There is a type of spittle-lapping fellow who takes "not establishing words, a separate transmission outside the teachings, directly pointing to the human mind, seeing one's nature and becoming Buddha" as the guiding principle of Chan. Yet there is no mind to point to — what can be pointed to is not mind; there is no Buddha to become — what can be become is not Buddha. How then can one recklessly speak of "directly pointing to the human mind, seeing one's nature and becoming Buddha"? How can one arbitrarily generate distinctions between the school beyond the teachings and the teachings themselves? The Chan school's canonical texts within the Tripitaka are already quite numerous — how can one recklessly claim "not establishing words, a separate transmission outside the teachings"? Sameness and difference — these are the delusory distinctions of fools. Not only is there no difference between the school beyond the teachings and the teachings; the Three Teachings and Nine Schools, gods, demons, and ghosts, orthodoxy and heresy, heaven and hell, right and wrong, good and evil — with regard to Zen, what difference is there? What sameness?
If anyone claims that Zen has a lineage of transmission, they are speaking nonsense. If Mahakashyapa gained something from Shakyamuni's holding up a flower, if Bodhidharma transmitted something when Huike severed his arm, then Shakyamuni, Mahakashyapa, Bodhidharma, and Huike would all be blind mice. Zen has no transmission, no attainment — what then is transmitted or attained? But if one rigidly insists that "Zen has no transmission, no attainment," then one is spinning a cocoon to trap oneself — laughable and pitiable!
A verse:
A floating world of clumsy schemes, calculations always miss their mark.

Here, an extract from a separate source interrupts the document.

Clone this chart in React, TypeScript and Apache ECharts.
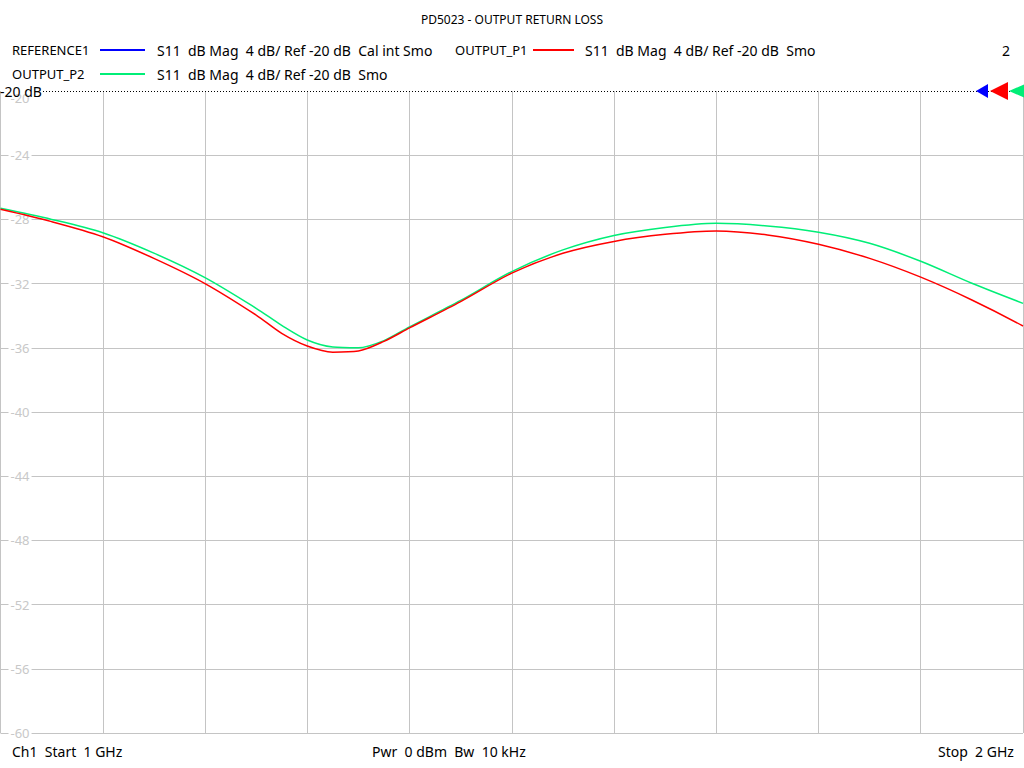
import React, { useEffect, useRef } from "react";
import * as echarts from "echarts";

const freqs = [1.0, 1.05, 1.1, 1.15, 1.2, 1.25, 1.275, 1.3, 1.325, 1.35, 1.375, 1.4, 1.45, 1.5, 1.55, 1.6, 1.65, 1.7, 1.75, 1.8, 1.85, 1.9, 1.95, 2.0];
const outputP2 = [-27.31, -28.0, -28.83, -30.1, -31.63, -33.54, -34.6, -35.51, -35.95, -36.0, -35.55, -34.7, -33.05, -31.25, -29.9, -29.0, -28.5, -28.24, -28.41, -28.8, -29.49, -30.61, -31.98, -33.23];
const outputP1 = [-27.37, -28.14, -29.08, -30.43, -32.0, -33.96, -35.1, -35.89, -36.27, -36.2, -35.6, -34.76, -33.12, -31.35, -30.11, -29.37, -28.93, -28.72, -28.97, -29.55, -30.43, -31.6, -33.02, -34.64];
const yTicks = { min: -60, max: -20, step: 4 };
const xTicks = { min: 1, max: 2, step: 0.1 };

const titleText = "PD5023 - OUTPUT RETURN LOSS";
const legendRows = [
  { name: "REFERENCE1", color: "#0000ff", desc: "S11  dB Mag  4 dB/ Ref -20 dB  Cal int Smo", x: 12, y: 50 },
  { name: "OUTPUT_P1", color: "#ff0000", desc: "S11  dB Mag  4 dB/ Ref -20 dB  Smo", x: 455, y: 50 },
  { name: "OUTPUT_P2", color: "#00ee77", desc: "S11  dB Mag  4 dB/ Ref -20 dB  Smo", x: 12, y: 74 },
];
const footer = ["Ch1  Start  1 GHz", "Pwr  0 dBm  Bw  10 kHz", "Stop  2 GHz"];

const FONT = "'Noto Sans', sans-serif";

export default function App() {
  const ref = useRef<HTMLDivElement>(null);
  useEffect(() => {
    document.body.style.margin = "0";
    const chart = echarts.init(ref.current!, null, { renderer: "svg" });
    const graphics: any[] = [];
    graphics.push({
      type: "text", left: "center", top: 13,
      style: { text: titleText, fontSize: 12, fontFamily: FONT, fill: "#000" },
    });
    legendRows.forEach((r, i) => {
      const lineX = i === 1 ? 533 : 100;
      const lineW = i === 1 ? 41 : 45;
      const descX = i === 1 ? 585 : 157;
      graphics.push({ type: "text", x: r.x, y: r.y, style: { text: r.name, fontSize: 13, fontFamily: FONT, fill: "#000", verticalAlign: "middle" } });
      graphics.push({ type: "line", shape: { x1: lineX, y1: r.y, x2: lineX + lineW, y2: r.y }, style: { stroke: r.color, lineWidth: 2 } });
      graphics.push({ type: "text", x: descX, y: r.y, style: { text: r.desc, fontSize: 14, fontFamily: FONT, fill: "#000", verticalAlign: "middle" } });
    });
    graphics.push({ type: "text", x: 1002, y: 50, style: { text: "2", fontSize: 14, fontFamily: FONT, fill: "#000", verticalAlign: "middle" } });
    graphics.push({ type: "line", z: 50, shape: { x1: 43, y1: 91.5, x2: 1024, y2: 91.5 }, style: { stroke: "#000", lineWidth: 1, lineDash: [1, 2] } });
    graphics.push({ type: "text", z: 60, x: 0, y: 91, style: { text: "-20 dB", fontSize: 14, fontFamily: FONT, fill: "#000", verticalAlign: "middle" } });
    graphics.push({ type: "polygon", z: 70, shape: { points: [[976, 91], [988, 84], [988, 98]] }, style: { fill: "#0000ff" } });
    graphics.push({ type: "polygon", z: 70, shape: { points: [[990, 91], [1008, 82], [1008, 100]] }, style: { fill: "#ff0000" } });
    graphics.push({ type: "polygon", z: 70, shape: { points: [[1009, 91], [1025, 84], [1025, 98]] }, style: { fill: "#00ee77" } });
    const footX = [12, 372, 938];
    footer.forEach((t, i) => {
      graphics.push({ type: "text", x: footX[i], y: 751, style: { text: t, fontSize: 14, fontFamily: FONT, fill: "#000", verticalAlign: "middle" } });
    });

    chart.setOption({
      animation: false,
      backgroundColor: "#fff",
      grid: { left: 0.5, right: 1, top: 91, bottom: 35, containLabel: false },
      xAxis: {
        type: "value", min: xTicks.min, max: xTicks.max, interval: xTicks.step,
        axisLabel: { show: false }, axisLine: { show: false }, axisTick: { show: false },
        splitLine: { show: true, lineStyle: { color: "#c4c4c4", width: 1 } },
      },
      yAxis: {
        type: "value", min: yTicks.min, max: yTicks.max, interval: yTicks.step,
        axisLine: { show: false }, axisTick: { show: false },
        axisLabel: {
          inside: true, margin: 8, color: "#c8c8c8", fontSize: 13, fontFamily: FONT,
          backgroundColor: "#fff", padding: [0, 2],
          verticalAlignMaxLabel: "top",
        },
        splitLine: { show: true, showMaxLine: false, lineStyle: { color: "#c4c4c4", width: 1 } },
      },
      series: [
        { name: "REFERENCE1", type: "line", data: [], showSymbol: false, lineStyle: { color: "#0000ff" } },
        {
          name: "OUTPUT_P2", type: "line", smooth: 0.3, showSymbol: false, z: 3,
          data: freqs.map((f, i) => [f, outputP2[i]]),
          lineStyle: { color: "#00ee77", width: 1.5 }, itemStyle: { color: "#00ee77" },
        },
        {
          name: "OUTPUT_P1", type: "line", smooth: 0.3, showSymbol: false, z: 4,
          data: freqs.map((f, i) => [f, outputP1[i]]),
          lineStyle: { color: "#ff0000", width: 1.5 }, itemStyle: { color: "#ff0000" },
        },
      ],
      graphic: graphics,
    });
    return () => chart.dispose();
  }, []);
  return <div ref={ref} style={{ position: "fixed", left: 0, top: 0, width: 1024, height: 768 }} />;
}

Looking up, looking down — truth is also false; rising, sinking — right is also wrong.
Truth and falsehood have little meaning; right and wrong are ever in violation.
Riding a crane to Yangzhou, chasing a deer toward the capital.
The crane soars — both wings snap; the deer dies — how many return?
Spring returns — willows turn green; winter solstice — rain and snow fly thick.
Jade waters cross the mountains and go; a white horse races past the gap.
Whose heart observes the sun and moon? Whose ears hear the mockery?
All affairs are merely phantoms — crane and deer cannot be wished for.
I climb that stone on the southern mountain — how towering is the southern mountain!
Winding through forest, hill, and brush; paths through fields where wheat grows rich.
Craggy peaks hide strange beasts; rolling slopes are paced by golden pheasants.
High cliffs cast cool shadows; secluded ravines are filled with white angelica.
The sky collapses — sudden rain pours down; startled clouds scatter the fading light.
A gale snaps the great coiled trees; rushing floods breach the rocky dike.
Coiling dragons dance with golden claws; wild stallions shed their jade ornaments.
Mountains shaved of a thousand feet of earth; seas draining through ten thousand rings of siege.
Where mountain and sea exhaust their traces, the moon is bright, the stars not yet thin.
Flowing light conjures five colors; sword qi brushes rainbow robes.
Among the clouds, soft and lush trees; at the ravine's bottom, verdant fragrant herbs.
Heaven and earth are tucked within the sleeve; sun and moon are minute within the dust.
Driving horses to hunt the autumn plains, dangling a rod to fish the summer shoals.
Now and then like mayflies perishing, sometimes born with the dragon-tiger's might.
Vast and boundless, neither clear nor murky, serene and at ease, the qin's melody continues.
Replies
缠中说禅 2011/4/10 23:47:08
Not fulfilling it — so what? Days when the moon shines in daytime are good days. What a pity for these fools.
缠中说禅 2009/4/19 22:05:54
Borrowing this precious space to fulfill Classmate Jiang's wish to treat this ID to a meal. What a transgression, what a transgression!